Since Covid-19 there has been a massive shift in technology, which has enabled advisers to get closer to their clients. And still, an even bigger change is coming with the Financial Conduct Authority’s consumer duty as advisers do more to track their client outcomes, according to Dynamic Planner chief executive Ben Goss.
“The ability to really track, understand and track outcomes is going to be a game-changer because consumer duty is forcing it. The first part of the financial planning cycle is: what does the client want to achieve? But it hasn’t really been tracked,” he says.
“And that’s because tracking outcomes are technically quite difficult. There are lots of variables, but with good financial planning technology [provides] the ability to monitor the portfolio daily, and the ability to monitor positions and to articulate to the client where they are at any given time against their plan.”
Goss says this is where a company such as Dynamic Planner would come in, because it has developed technology to support advisers conducting reviews, which can track and understand clients’ outcomes against their objectives.
As a result of the Dynamic Planner technology that advisers incorporate into their annual reviews, he says that in some cases this has cut the review time down to 18 minutes from as much as five hours.
“We have clients who have gone from 80 to 100 end clients per adviser to 200 to 300 clients per adviser [...] because they are using end-to-end technology to crush down that time, cost and risk of delivering advice,” he says.
“The system does not give advice, the adviser does that, but it crunches the numbers, does the math and ensures you don’t have to rekey or do all of that checking you did on manual systems.
“In that review, you can check whether the risk of the portfolio is still suitable, and you can track whether the client is still on track for their objectives, which is very powerful.”
Speaking to Goss as the company marks its 20th anniversary, he says getting the time down to 18 minutes has been helped with the use of digital apps for the customer to use so that they can, for example, tell the adviser ahead of a review what has changed in their circumstances, or they can check their fact find on their phone.

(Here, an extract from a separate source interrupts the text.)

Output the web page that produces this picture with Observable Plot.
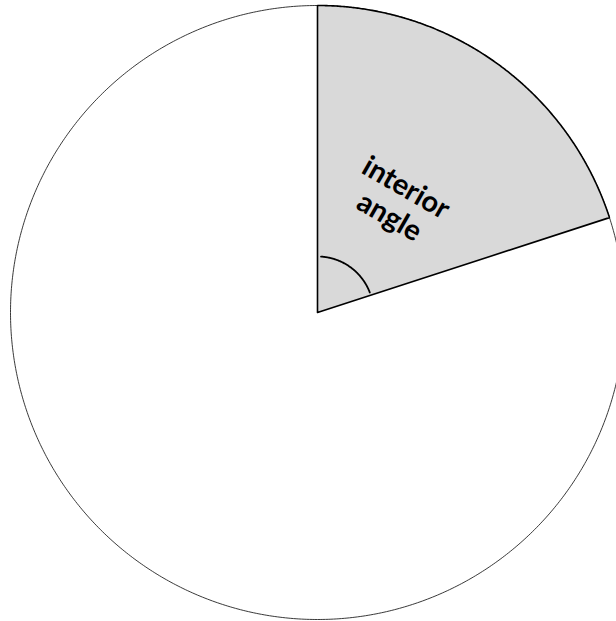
<!DOCTYPE html>
<html><head><meta charset="utf-8">
<script src="https://cdn.jsdelivr.net/npm/d3@7"></script>
<script src="https://cdn.jsdelivr.net/npm/@observablehq/plot@0.6"></script>
<style>html,body{margin:0;padding:0;background:#fff;} svg{display:block}</style>
</head><body><div id="chart"></div>
<script>
// Data
const sliceNames = ["interior angle", "rest of circle"];
const sliceDegrees = [72, 288];
const labelLines = ["interior", "angle"];

const W = 616, H = 621, cx = 317, cy = 312, R = 307;
function polar(deg, r) { const a = deg * Math.PI / 180; return {x: r * Math.sin(a), y: r * Math.cos(a)}; }

const wedge = sliceDegrees[0];
const circlePts = d3.range(0, 360.01, 0.5).map(d => polar(d, 1));
const wedgePts = [polar(0, 0), ...d3.range(0, wedge + 0.001, 0.25).map(d => polar(d, 1)), polar(0, 0)];
const markerR = 56 / R;
const markerPts = d3.range(wedge * 0.05, wedge * 0.96 + 0.001, 0.5).map(d => polar(d, markerR));
const labelPos = polar(wedge / 2, 0.448);
const labels = [{...labelPos, text: labelLines.join("\n")}];

const chart = Plot.plot({
  width: W, height: H, margin: 0,
  style: {background: "#fff"},
  x: {domain: [-cx / R, (W - cx) / R], range: [0, W], axis: null},
  y: {domain: [-(H - cy) / R, cy / R], range: [H, 0], axis: null},
  marks: [
    Plot.line(circlePts, {x: "x", y: "y", stroke: "#222", strokeWidth: 0.9}),
    Plot.line(wedgePts, {x: "x", y: "y", fill: "#d9d9d9", stroke: "#000", strokeWidth: 1.6, strokeLinejoin: "miter"}),
    Plot.line(markerPts, {x: "x", y: "y", stroke: "#000", strokeWidth: 1.8}),
    Plot.text(labels, {x: "x", y: "y", text: "text", rotate: 30, fontSize: 29, fontWeight: "bold", fontFamily: "Lato", lineHeight: 1.15, fill: "#000"})
  ]
});
document.getElementById("chart").appendChild(chart);
</script>
</body></html>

Goss says advisers have also expressed satisfaction with the tool, which is not just helping them cut down on time, but it also means they can pass this on in fewer fees to their clients.
“[The adviser says], ‘if it’s taking me 18 minutes, I can charge a lot less or I could charge a fraction of what I was charging, and therefore the minimum fee client or the minimum investment that a client might be offered can come right down’.
“And we absolutely have firms today who are using Dynamic Planner for that purpose.”